Dismissed employee should be made redundant, Blake-Turner Solicitors

Dismissed employee should be made redundant

Dismissed employee should be made redundant – Kellogg Brown & Root (UK) Ltd v Fitton and Ewer has confirmed that the two employees had been dismissed for redundancy when their employer had purported to exercise a mobility clause to move them to another office when their office closed.

Facts –

Kellogg Brown, an engineering, construction and technology services company, had offices in Greenford and Leatherhead (a distance of just over 35 miles between the two offices). Both Mr Fitton and Mr Ewer worked within the Greenford office. Kellogg relied on a mobility clause within the employees’ contracts providing that employees may be required to work at a different location including anywhere within the UK or overseas unless exceptional circumstances prevailed.

Kellogg closed the office in Greenford, and every employee, except those with exceptional circumstances (such as childcare and caring responsibilities) were instructed to move to Leatherhead. Those with exceptional circumstances were made redundant and received a redundancy payment. Mr Fitton did not have an exceptional circumstance and his refusal to move to the Leatherhead office could lead to dismissal for refusal to comply with the employment terms.

Kellogg instructed Mr Fitton to move to the Leatherhead office and if he did not, his non-attendance would be treated as unauthorised, unpaid absence and investigated under its disciplinary process. Mr Fitton did not attend the Leatherhead office on the basis that he was not prepared to travel two hours each way to get to the Leatherhead office and he was subsequently invited to a disciplinary hearing for alleged unacceptable conduct and was dismissed. Mr Fitton tried to appeal this decision however it was unsuccessful.

Mr Ewer who was approaching retirement age and lived in St Albans, and as a result of the move to the Leatherhead office would be required to travel an additional 29 miles each way. Mr Ewer requested redundancy which was refused. Mr Ewer was also invited to a disciplinary hearing for alleged unacceptable conduct and was dismissed. Like Mr Fitton, Mr Ewer’s internal appeal was unsuccessful. Both parties issued proceedings for unfair dismissal and a statutory redundancy payment.

Whilst the cases were dealt with separately by the same Judge, the same conclusion was reached. It was held that both Mr Fitton’s and Mr Ewer’s place of work was Greenford. The instruction to work in Leatherhead had been unreasonable given the greatly increased travelling. The dismissals were held to be unfair.

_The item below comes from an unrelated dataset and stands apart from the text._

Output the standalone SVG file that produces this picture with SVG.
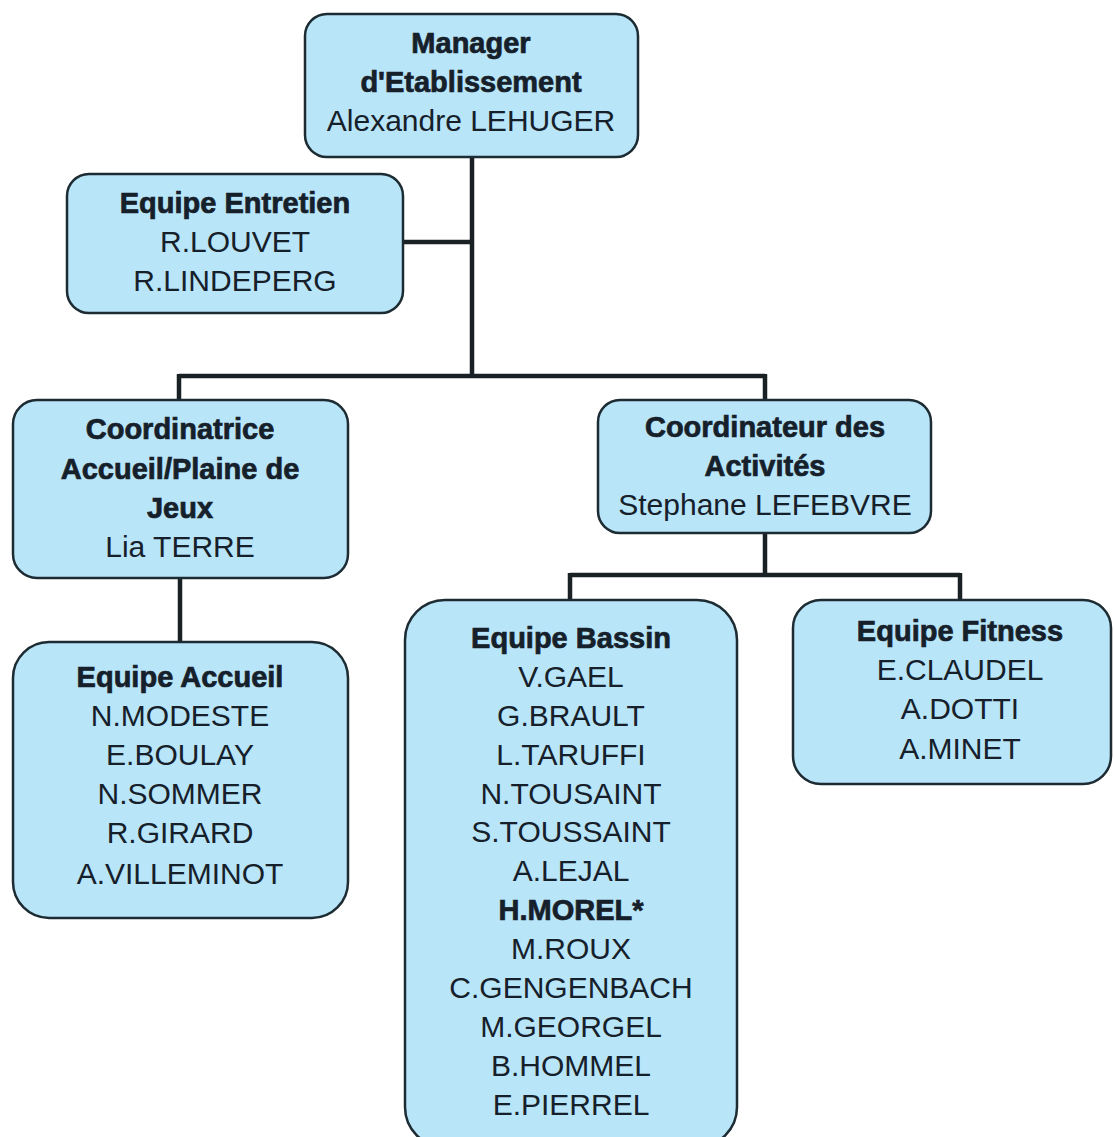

Kellogg appealed the decision.

The Employment Appeal Tribunal still held that the dismissals were unfair and it was not unreasonable for the parties to refuse to move to the Leatherhead office due to the increased travel time.

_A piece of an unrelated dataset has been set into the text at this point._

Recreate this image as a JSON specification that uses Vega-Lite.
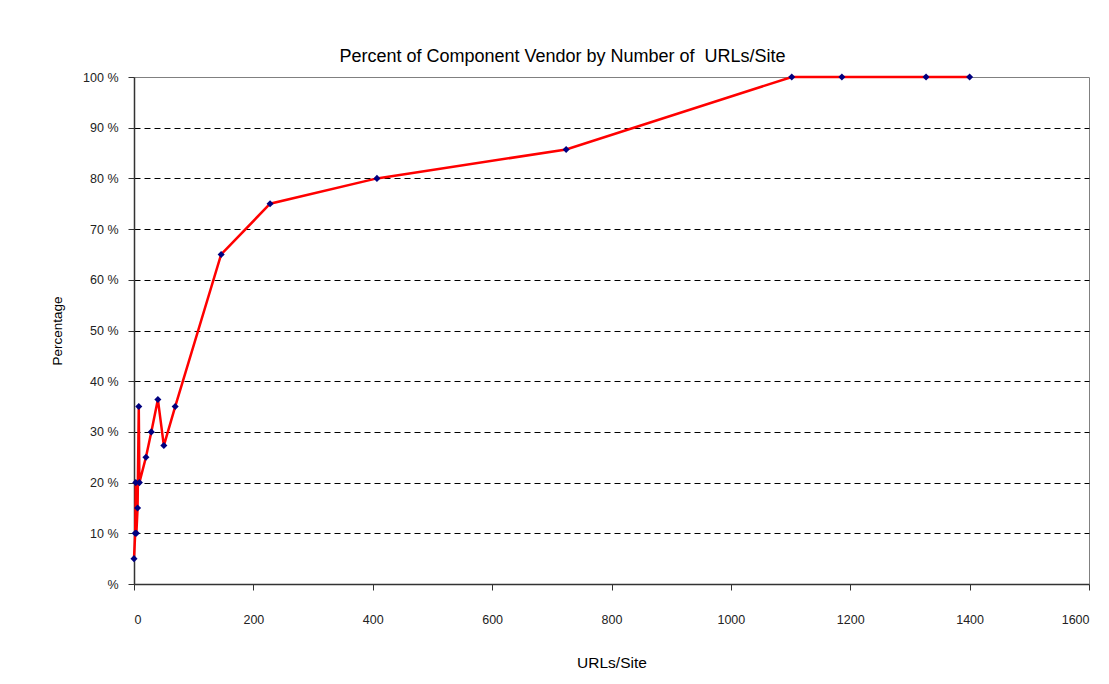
{
  "$schema": "https://vega.github.io/schema/vega-lite/v6.json",
  "autosize": {"type": "none"},
  "width": 955,
  "height": 507,
  "padding": {"left": 134, "top": 77, "right": 20, "bottom": 100},
  "background": "white",
  "title": {
    "text": "Percent of Component Vendor by Number of\u00a0 URLs/Site",
    "font": "Liberation Sans",
    "fontSize": 18,
    "fontWeight": "normal",
    "color": "#000000",
    "anchor": "middle",
    "dx": -49,
    "offset": 5
  },
  "config": {
    "view": {"stroke": "#808080", "strokeWidth": 1},
    "font": "Liberation Sans"
  },
  "data": {
    "values": [
      {"urls": 0, "pct": 5},
      {"urls": 2, "pct": 10},
      {"urls": 3, "pct": 20},
      {"urls": 4, "pct": 10},
      {"urls": 6, "pct": 15},
      {"urls": 8, "pct": 35},
      {"urls": 9, "pct": 20},
      {"urls": 20, "pct": 25},
      {"urls": 29, "pct": 30},
      {"urls": 40, "pct": 36.4},
      {"urls": 50, "pct": 27.3},
      {"urls": 69, "pct": 35},
      {"urls": 146, "pct": 65},
      {"urls": 228, "pct": 75},
      {"urls": 407, "pct": 80},
      {"urls": 724, "pct": 85.7},
      {"urls": 1102, "pct": 100},
      {"urls": 1186, "pct": 100},
      {"urls": 1327, "pct": 100},
      {"urls": 1400, "pct": 100}
    ]
  },
  "encoding": {
    "x": {
      "field": "urls",
      "type": "quantitative",
      "scale": {"domain": [0, 1600], "nice": false, "zero": false},
      "axis": {
        "values": [0, 200, 400, 600, 800, 1000, 1200, 1400, 1600],
        "format": "d",
        "title": "URLs/Site",
        "titleFont": "Liberation Sans",
        "titleFontSize": 15.5,
        "titleFontWeight": "normal",
        "titleColor": "#000000",
        "titlePadding": 30,
        "labelFont": "Liberation Sans",
        "labelFontSize": 12.5,
        "labelColor": "#222222",
        "labelPadding": 23,
        "domainColor": "#333333",
        "domainWidth": 1.5,
        "tickColor": "#333333",
        "tickSize": 6,
        "grid": false
      }
    },
    "y": {
      "field": "pct",
      "type": "quantitative",
      "scale": {"domain": [0, 100], "nice": false},
      "axis": {
        "values": [0, 10, 20, 30, 40, 50, 60, 70, 80, 90, 100],
        "labelExpr": "datum.value == 0 ? '%' : datum.value + ' %'",
        "title": "Percentage",
        "titleFont": "Liberation Sans",
        "titleFontSize": 13.5,
        "titleFontWeight": "normal",
        "titleColor": "#000000",
        "titlePadding": 18,
        "labelFont": "Liberation Sans",
        "labelFontSize": 12.5,
        "labelColor": "#222222",
        "labelPadding": 10,
        "domainColor": "#333333",
        "domainWidth": 1.5,
        "tickColor": "#333333",
        "tickSize": 6,
        "grid": true,
        "gridColor": "#000000",
        "gridDash": [6, 4],
        "gridWidth": 1,
        "gridOpacity": {"condition": {"test": "datum.value == 100 || datum.value == 0", "value": 0}, "value": 1}
      }
    }
  },
  "layer": [
    {
      "mark": {"type": "line", "color": "#FF0000", "strokeWidth": 2.5},
      "encoding": {"order": {"field": "urls", "type": "quantitative"}}
    },
    {
      "mark": {"type": "point", "shape": "diamond", "filled": true, "color": "#000080", "size": 50, "opacity": 1}
    }
  ]
}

This case has not provided a change in law, but it has provided some guidance for employees to recognise when a company is attempting to dismiss a person when they should be made redundant. The mobility clause within a contract needs to be carefully drafted in order for it to be relied upon. In this instance, it was held to be too vague and uncertain for Kelloggs to rely upon it.

IMPORTANT: This blog is only intended as a general statement of the law and no action should be taken in reliance on it without specific legal advice.